Tensions became more pronounced during the 1940s, when the federal government shifted the focus of community art centers toward serving enlisted troops. Art centers became known as Service Centers, and began hosting exhibitions that addressed the Red Cross and other wartime interests in addition to art.  At the Roswell Museum, the basement workshop was converted into a classroom for soldiers, and hours were adjusted to accommodate troops training at the Roswell Army Airfield. While other plans were in progress to enhance the Roswell Museum’s wartime activities, these were never implemented. By July 1942, the Roswell Museum’s sponsors decided to end their affiliation with the federal government and run the center themselves. The museum returned its FAP equipment to Santa Fe at the end of the year, and remaining staff assigned new positions with other projects. After five years of operating under the auspices of the federal government, the Roswell Museum had become a municipal institution.

The outcome of the Roswell Museum’s separation from the FAP was ultimately positive. By becoming a municipal institution, it fulfilled the long-term objective of the Community Art Center project, which was to have local communities assume control of these institutions.

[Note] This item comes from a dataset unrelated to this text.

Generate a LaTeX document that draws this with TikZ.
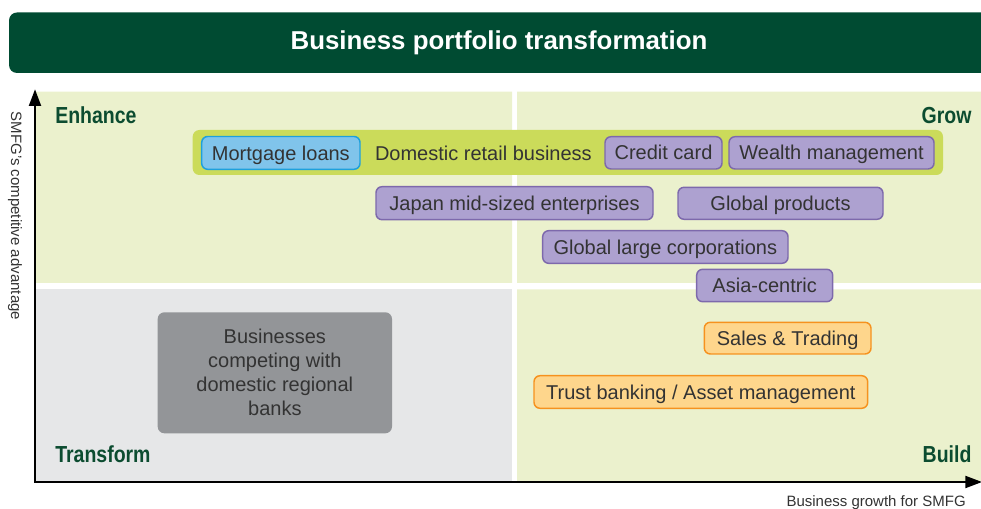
\documentclass[tikz,border=0pt]{standalone}
\usepackage{fontspec}
\setmainfont{Liberation Sans}
\newfontfamily\condfont{Liberation Sans}[FakeStretch=0.84]
\usepackage{xcolor}
\usepackage{tikz}
\usetikzlibrary{arrows.meta,positioning}

\definecolor{bannergreen}{RGB}{0,75,50}
\definecolor{labelgreen}{RGB}{12,76,48}
\definecolor{quadgreen}{RGB}{235,241,205}
\definecolor{quadgray}{RGB}{230,231,232}
\definecolor{bandgreen}{RGB}{203,219,90}
\definecolor{bluefill}{RGB}{128,196,235}
\definecolor{blueline}{RGB}{30,160,220}
\definecolor{purplefill}{RGB}{173,161,208}
\definecolor{purpleline}{RGB}{125,105,172}
\definecolor{orangefill}{RGB}{254,214,140}
\definecolor{orangeline}{RGB}{246,146,30}
\definecolor{grayfill}{RGB}{147,149,152}
\definecolor{boxtext}{RGB}{51,51,51}

\tikzset{
  quadlabel/.style={font=\condfont\bfseries\fontsize{17.4}{20}\selectfont,text=labelgreen,inner sep=0pt},
  axislabel/.style={font=\fontsize{11.25}{13}\selectfont,text=boxtext,inner sep=0pt},
  unittext/.style={font=\fontsize{15}{18}\selectfont,text=boxtext,inner sep=0pt,
    text height=10.7pt,text depth=0pt},
  span/.style 2 args={minimum width=(#1)*0.75pt,minimum height=(#2)*0.75pt},
  unitbox/.style={unittext,draw,rounded corners=4.5pt,line width=1.1pt},
  purplebox/.style={unitbox,fill=purplefill,draw=purpleline},
  orangebox/.style={unitbox,fill=orangefill,draw=orangeline},
  bluebox/.style={unitbox,fill=bluefill,draw=blueline},
  band/.style={fill=bandgreen,rounded corners=5pt,inner sep=0pt},
  graybox/.style={fill=grayfill,rounded corners=5pt,inner sep=0pt,text=boxtext,
    font=\fontsize{15}{18}\selectfont,align=center}
}

\begin{document}
\begin{tikzpicture}[x=0.75pt,y=-0.75pt]
  \useasboundingbox (0,0) rectangle (981,509);
  \clip (0,0) rectangle (981,509);

  \fill[bannergreen,rounded corners=6pt] (9,12.5) rectangle (1000,73);
  \node[font=\bfseries\fontsize{19.4}{23}\selectfont,text=white,anchor=base,inner sep=0pt]
    (title) at (499,50) {Business portfolio transformation};

  \fill[quadgreen] (36,91.7) rectangle (512,283) (517,91.7) rectangle (982,283)
    (517,289.3) rectangle (982,481);
  \fill[quadgray] (36,289.3) rectangle (512,481);

  \coordinate (ytop) at (35,89.3);
  \coordinate (origin) at (35,482);
  \coordinate (xend) at (982,482);
  \draw[line width=1.5pt,{Triangle[length=12.5pt,width=9pt]}-{Triangle[length=12.5pt,width=9pt]}]
    (ytop) -- (origin) -- (xend);

  \node[axislabel,rotate=-90] (ylab) at (15,216) {SMFG's competitive advantage};
  \node[axislabel,anchor=base east] (xlab) at (966,506.5) {Business growth for SMFG};

  \node[quadlabel,anchor=base west] (enhance) at (55,123.3) {Enhance};
  \node[quadlabel,anchor=base east] (grow) at (971.7,123.3) {Grow};
  \node[quadlabel,anchor=base west] (transform) at (55,462.7) {Transform};
  \node[quadlabel,anchor=base east] (build) at (971.7,462.7) {Build};

  \node[band,span={750.3}{45}] (retail) at (567.85,152.5) {};
  \node[bluebox,span={158.3}{32.8}] (mort) at (280.85,152.9) {Mortgage loans};
  \node[unittext,right=10.5pt of mort] (drb) {Domestic retail business};

  \foreach \n/\xa/\ya/\xb/\yb/\t in {
      ccard/605/136.7/722/169/Credit card,
      wealth/729/136.7/934/169/Wealth management,
      japan/376/186.7/653/219.7/Japan mid-sized enterprises,
      gprod/678/187.3/883/219.3/Global products,
      glarge/542.7/230.7/788/263.3/Global large corporations,
      asia/696.7/269.3/832.7/301.7/Asia-centric}
    \node[purplebox,span={\xb-\xa}{\yb-\ya}] (\n) at ({(\xa+\xb)/2},{(\ya+\yb)/2}) {\t};

  \foreach \n/\xa/\ya/\xb/\yb/\t in {
      sales/704.3/322.3/871/354/Sales \& Trading,
      trust/534/375.7/867.7/408.3/{Trust banking / Asset management}}
    \node[orangebox,span={\xb-\xa}{\yb-\ya}] (\n) at ({(\xa+\xb)/2},{(\ya+\yb)/2}) {\t};

  \node[graybox,span={234.3}{121}] (regional) at (274.85,372.8)
    {Businesses\\competing with\\domestic regional\\banks};
\end{tikzpicture}
\end{document}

The Roswell Museum’s transition into a city department also secured its future as a cultural institution. With US involvement in World War II well underway by 1942, the WPA was no longer considered necessary to the economic recovery of the United States. It officially ended its operations in June 1943, and the art centers that still depended on it for funding and staffing were closed. Although the Roswell Museum scaled back its operations due to wartime priorities and a reliance on volunteer staff, it remained open, hosting regional traveling exhibitions and providing arts access to troops training at the Roswell Army Air Field.

 

A series of donors reenergized the Museum during the late 1940s. Donald Winston, a petroleum businessman and former resident of Roswell, instigated a renewed interest in collecting when he offered a set of Peter Hurd’s lithographs to the museum. Together with his brother, Frederick Winston, and business partner, geologist Samuel Marshall, Winston established the museum’s collection of New Mexican modern art, donating works by Peter Hurd, Henriette Wyeth, Georgia O’Keeffe, Stuart Davis, and others. In 1949, Esther Goddard, widow and collaborator of pioneering rocket scientist Robert H. Goddard, offered her late husband’s launch tower to the museum, instigating the Goddard collection. Rogers Aston, a petroleum businessman and bronze sculptor, created the Rogers Aston Collection of the American West, while Donald B. Anderson, another oil businessman and artist, would strengthen the museum’s contemporary art holdings and establish the Roswell Artist-in-Residence program in the 1960s. To properly house these burgeoning collections, the museum began expanding its gallery spaces. It also started to professionalize its staff, with its first director being none other than Thomas Messer, later director of the Solomon R. Guggenheim Museum in New York.  Today, the Roswell Museum’s collections include more than 8,000 objects, and its education spaces encompass classrooms, an extensive ceramics studio, and the Goddard Planetarium.

The Roswell Museum and Art Center has evolved dramatically since 1937. Yet throughout its history, it has remained committed to the education-based ideals of the FAP. While the ways in the museum engages the public have changed, enriching southeast New Mexico through art and history remains a core objective. By thriving as a community-minded cultural institution, the Roswell Museum and Art Center continues to recognize its WPA origins.